Leonardo Padura: Ein perfektes Leben, Zürich: Unionsverlag, 2005, 269 S., 9,90 Euro.

Mord und Todschlag

Mit berechtigtem Stolz verweist der Unionsverlag auf die Platzierung als Nr.1 der Krimiwelt-Bestenliste im Oktober für das Meer der Illusionen, den vierten Teil des Havanna- Quartetts von Leonardo Padura. Mit der Herausgabe des kubanischen Autors hat sich Thomas Wörtche wieder einmal als sensibles Trüffelschwein erwiesen, das im Wust von Krimiveröffentlichungen die literarischen Delikatessen für seine Metro-Reihe aufspürt. Auf der Suche nach exotischen Szenarien sind vor allem US-amerikanische und britische Schriftsteller auf den ganzen Globus ausgewichen, um in der Fremde neue Reize für ihre Storys zu finden.

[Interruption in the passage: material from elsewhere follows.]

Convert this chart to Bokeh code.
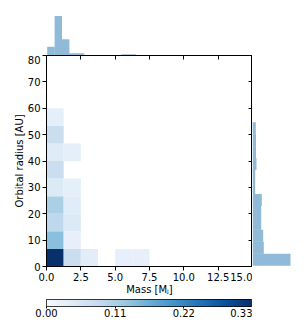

Anders der Unionsverlag, hier überwiegen Autoren, deren Einbindung in die lokalen Gesellschaften und deren literarischer Bearbeitung zu schmecken ist. Ganz besonders zu spüren ist dies bei Leonardo Padura. Nach seiner Abstrafung beim Caiman Barbuda und der Versetzung zur Juventud Rebelde, wo er als Journalist arbeitete, entwickelte er den an den vier Jahreszeiten orientierten Zyklus um den Teniente Mario Conde, der nach einigen schriftstellerischen Versuchen bei der Polizei in Havanna landete.

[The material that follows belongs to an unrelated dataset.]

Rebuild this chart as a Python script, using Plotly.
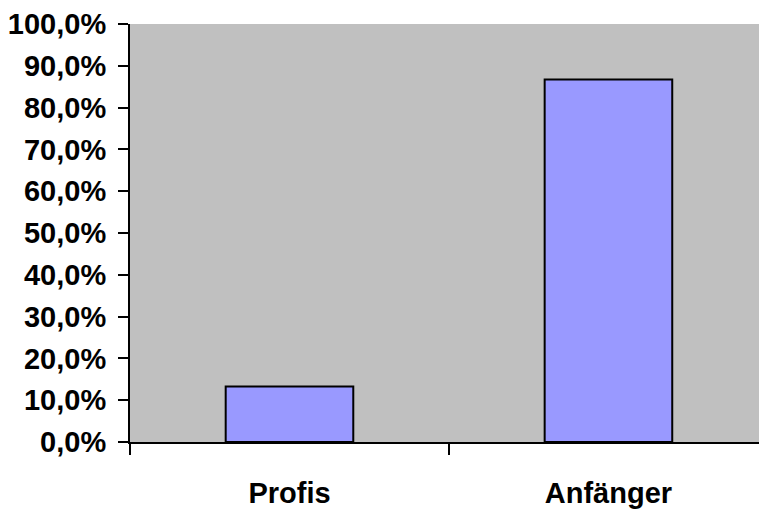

Die Reihe beginnt mit dem Roman Ein perfektes Leben, der nun auch in der Taschenbuchausgabe vorliegt. Mario Conde erhält den Auftrag, Rafael Morín Rodríguez wieder aufzufinden, der nach einer Silvesterfeier spurlos verschwunden ist. Äußerst widerwillig nimmt er die Arbeit auf. Rodríguez ist ein Bekannter aus seiner Schüler- und Studentenzeit und mit ihm verbinden sich nur üble Erinnerungen. Der Kader aus dem Außenhandelsministerium war ein Musterschüler, smart und in Konfliktfällen immer auf Parteilinie. Und was noch schwerer wiegt: Er heiratete Mario Condes angebetete Freundin Tamara. Nach allen Jahren der Distanz fürchtet sich der Polizist vor einem Widersehen mit ihr und ist doch voller Sehnsucht nach seiner Jugendliebe. Conde ermittelt an allen möglichen Ecken und Enden Havannas und führt die Leser zu den Bewohnern der Stadt, wie dies für Touristen nie zu erleben wäre. Wie sehr 1989 ein Jahr des Umbruchs ist, kann Conde noch nicht ahnen, noch ist Havanna die Stadt mit dem unverwüstlichen Herzschlag, die es besser zu machen versucht. Noch sind es die Schmerzen, die aus der Vergangenheit rühren, die schweren Verletzungen seines besten Freundes Carlos, der als Krüppel aus Angola nach Hause gekommen ist. Aber es gibt schon die Ahnungen, dass Teile der Partei von Korruption infiziert sind, und dass aus einem Musterkader, der Geschichte machen wollte, ein Handelsreisender wurde, der eigene Geschäfte machen will.